Colson came to Las Cruces in 1954, in tow with Presley Askew, the coach for whom he’d played junior college basketball in Oklahoma. Colson played alongside another Oklahoma import, Lou Henson. Askew was hired to coach New Mexico State University (then New Mexico A&M), which he did for 12 seasons through 1965, adding baseball coaching duties in 1962 when the Aggies started that program.
In 1960, Colson began coaching the Las Cruces High School junior varsity basketball team. The varsity coach at that time was Henson, with whom Colson would follow to Hardin-Simmons University in 1962. That was Henson’s first collegiate coaching job, and Colson was a basketball assistant coach and head track coach.
In 1965, when Mayfield High School opened, Colson returned to Las Cruces to become the Trojans’ first head basketball coach.
Henson returned to Las Cruces in 1966 to become the Aggies’ head basketball coach. In 1968, Henson tabbed Colson to be NMSU’s assistant coach. The two made history in 1970, as they guided the Aggies to the Final Four.
“Keith’s name is synonymous with Lou Henson,” Moccia said.
When Henson left to coach Illinois in 1975, Colson stepped up to take the athletic director position, a job he would hold until 1986. During that time, Colson helped instrument the transformation of NMSU from a small, independent athletic program to a member of the Big West, while building the framework for the department that exists today.
Under Colson's leadership, Aggie facilities experienced the greatest growth in school history as he spearheaded the construction of Aggie Memorial Stadium, the Presley Askew Baseball Field, the NM State Softball Complex and new facilities for tennis and track.
He was also a factor nationally, serving on a number of NCAA committees, including the NCAA Football Television Committee.

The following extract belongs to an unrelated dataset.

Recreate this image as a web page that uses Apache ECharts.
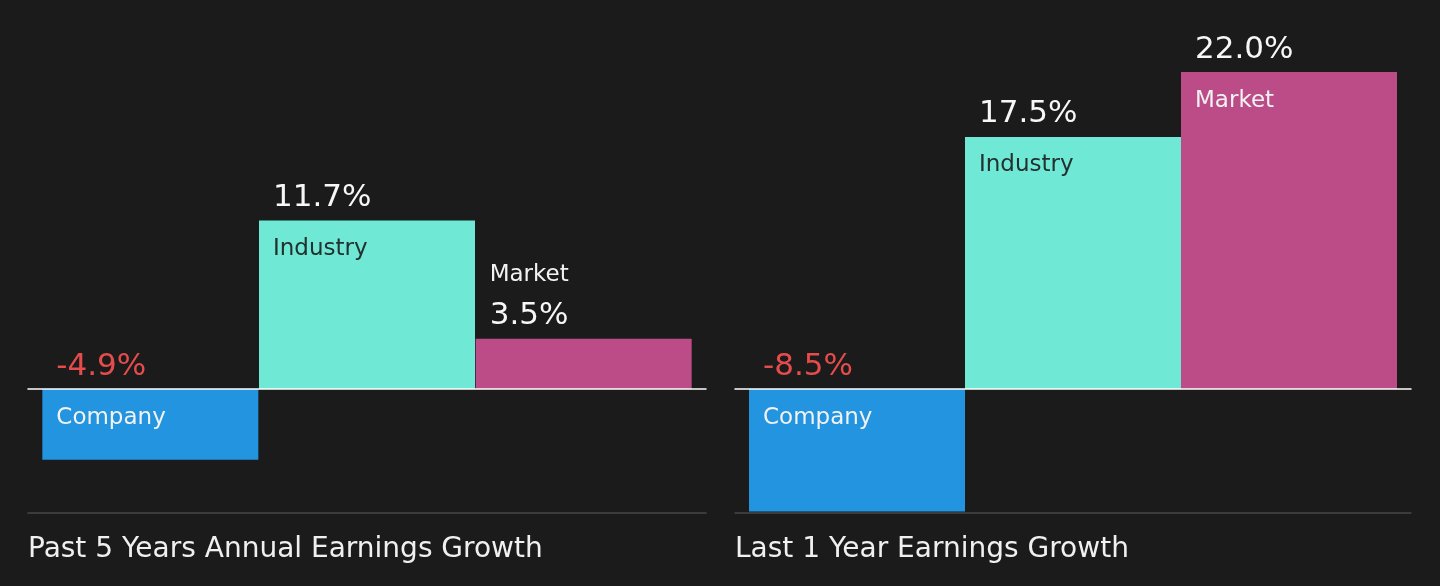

“Throughout the years, I would talk to Coach Colson at different games and events,” Moccia said. “We always got off to the side and would talk athletic director stuff and about the difficulties of this job. He was a great counsel, as well as a historian who knew so much about this program over the years.”
Colson’s work at NMSU through the years was recognized in 1997, when he was inducted into the US Bank/NM State Athletics Hall of Fame.
Colson is survived by his wife, Evelyn; his son, Louie Keith Colson; daughters Sally Johnson, Martha Akers and Mary Jones; his 13 grandchildren and four great grandchildren.